→ **Material provided**:
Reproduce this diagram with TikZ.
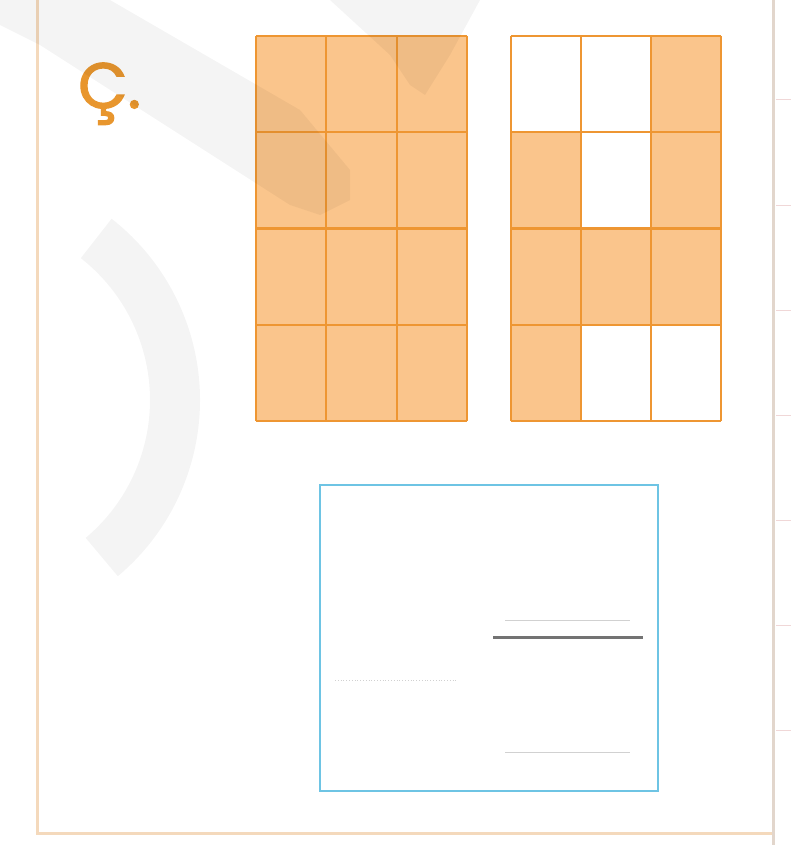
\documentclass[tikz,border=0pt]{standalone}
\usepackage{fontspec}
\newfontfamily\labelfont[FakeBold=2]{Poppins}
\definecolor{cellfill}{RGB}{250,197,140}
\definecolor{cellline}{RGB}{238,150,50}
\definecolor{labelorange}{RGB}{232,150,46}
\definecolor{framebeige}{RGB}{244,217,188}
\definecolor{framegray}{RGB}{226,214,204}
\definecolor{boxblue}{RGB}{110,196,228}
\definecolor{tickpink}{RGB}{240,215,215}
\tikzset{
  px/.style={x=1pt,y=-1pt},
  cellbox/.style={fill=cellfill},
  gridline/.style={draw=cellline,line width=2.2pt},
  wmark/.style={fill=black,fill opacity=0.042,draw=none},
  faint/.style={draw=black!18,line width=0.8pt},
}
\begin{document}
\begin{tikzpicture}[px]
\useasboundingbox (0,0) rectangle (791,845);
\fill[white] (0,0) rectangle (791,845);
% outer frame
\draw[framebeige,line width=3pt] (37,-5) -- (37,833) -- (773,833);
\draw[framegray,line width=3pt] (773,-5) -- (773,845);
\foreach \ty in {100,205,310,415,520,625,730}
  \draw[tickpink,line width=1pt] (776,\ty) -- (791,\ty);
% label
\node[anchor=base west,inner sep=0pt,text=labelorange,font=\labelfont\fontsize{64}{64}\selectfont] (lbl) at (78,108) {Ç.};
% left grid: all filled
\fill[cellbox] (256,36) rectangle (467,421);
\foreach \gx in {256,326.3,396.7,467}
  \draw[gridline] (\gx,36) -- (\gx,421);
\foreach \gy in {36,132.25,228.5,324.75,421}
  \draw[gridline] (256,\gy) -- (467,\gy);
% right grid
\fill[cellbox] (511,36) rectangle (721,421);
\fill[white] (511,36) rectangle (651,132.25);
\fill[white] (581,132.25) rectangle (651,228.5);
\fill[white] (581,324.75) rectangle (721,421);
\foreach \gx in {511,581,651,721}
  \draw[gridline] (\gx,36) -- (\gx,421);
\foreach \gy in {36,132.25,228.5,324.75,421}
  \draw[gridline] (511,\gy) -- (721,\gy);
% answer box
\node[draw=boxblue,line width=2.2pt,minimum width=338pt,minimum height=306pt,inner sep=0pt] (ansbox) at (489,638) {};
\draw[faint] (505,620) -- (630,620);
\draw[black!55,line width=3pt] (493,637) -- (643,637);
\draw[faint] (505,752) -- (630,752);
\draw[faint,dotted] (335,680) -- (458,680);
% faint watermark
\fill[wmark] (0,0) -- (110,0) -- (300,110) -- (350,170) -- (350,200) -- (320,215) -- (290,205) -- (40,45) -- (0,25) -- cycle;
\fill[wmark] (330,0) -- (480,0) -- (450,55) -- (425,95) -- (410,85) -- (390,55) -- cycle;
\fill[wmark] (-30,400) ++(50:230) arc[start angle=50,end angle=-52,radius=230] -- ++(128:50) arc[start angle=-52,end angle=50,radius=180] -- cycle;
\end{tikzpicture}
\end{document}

→ **Exercise objective**:
Extract the full listing exactly, with the pictures left out.

→ **Solution to the problem**:
Reproduce this diagram with TikZ.
\documentclass[tikz,border=0pt]{standalone}
\usepackage{fontspec}
\newfontfamily\labelfont[FakeBold=2]{Poppins}
\definecolor{cellfill}{RGB}{250,197,140}
\definecolor{cellline}{RGB}{238,150,50}
\definecolor{labelorange}{RGB}{232,150,46}
\definecolor{framebeige}{RGB}{244,217,188}
\definecolor{framegray}{RGB}{226,214,204}
\definecolor{boxblue}{RGB}{110,196,228}
\definecolor{tickpink}{RGB}{240,215,215}
\tikzset{
  px/.style={x=1pt,y=-1pt},
  cellbox/.style={fill=cellfill},
  gridline/.style={draw=cellline,line width=2.2pt},
  wmark/.style={fill=black,fill opacity=0.042,draw=none},
  faint/.style={draw=black!18,line width=0.8pt},
}
\begin{document}
\begin{tikzpicture}[px]
\useasboundingbox (0,0) rectangle (791,845);
\fill[white] (0,0) rectangle (791,845);
% outer frame
\draw[framebeige,line width=3pt] (37,-5) -- (37,833) -- (773,833);
\draw[framegray,line width=3pt] (773,-5) -- (773,845);
\foreach \ty in {100,205,310,415,520,625,730}
  \draw[tickpink,line width=1pt] (776,\ty) -- (791,\ty);
% label
\node[anchor=base west,inner sep=0pt,text=labelorange,font=\labelfont\fontsize{64}{64}\selectfont] (lbl) at (78,108) {Ç.};
% left grid: all filled
\fill[cellbox] (256,36) rectangle (467,421);
\foreach \gx in {256,326.3,396.7,467}
  \draw[gridline] (\gx,36) -- (\gx,421);
\foreach \gy in {36,132.25,228.5,324.75,421}
  \draw[gridline] (256,\gy) -- (467,\gy);
% right grid
\fill[cellbox] (511,36) rectangle (721,421);
\fill[white] (511,36) rectangle (651,132.25);
\fill[white] (581,132.25) rectangle (651,228.5);
\fill[white] (581,324.75) rectangle (721,421);
\foreach \gx in {511,581,651,721}
  \draw[gridline] (\gx,36) -- (\gx,421);
\foreach \gy in {36,132.25,228.5,324.75,421}
  \draw[gridline] (511,\gy) -- (721,\gy);
% answer box
\node[draw=boxblue,line width=2.2pt,minimum width=338pt,minimum height=306pt,inner sep=0pt] (ansbox) at (489,638) {};
\draw[faint] (505,620) -- (630,620);
\draw[black!55,line width=3pt] (493,637) -- (643,637);
\draw[faint] (505,752) -- (630,752);
\draw[faint,dotted] (335,680) -- (458,680);
% faint watermark
\fill[wmark] (0,0) -- (110,0) -- (300,110) -- (350,170) -- (350,200) -- (320,215) -- (290,205) -- (40,45) -- (0,25) -- cycle;
\fill[wmark] (330,0) -- (480,0) -- (450,55) -- (425,95) -- (410,85) -- (390,55) -- cycle;
\fill[wmark] (-30,400) ++(50:230) arc[start angle=50,end angle=-52,radius=230] -- ++(128:50) arc[start angle=-52,end angle=50,radius=180] -- cycle;
\end{tikzpicture}
\end{document}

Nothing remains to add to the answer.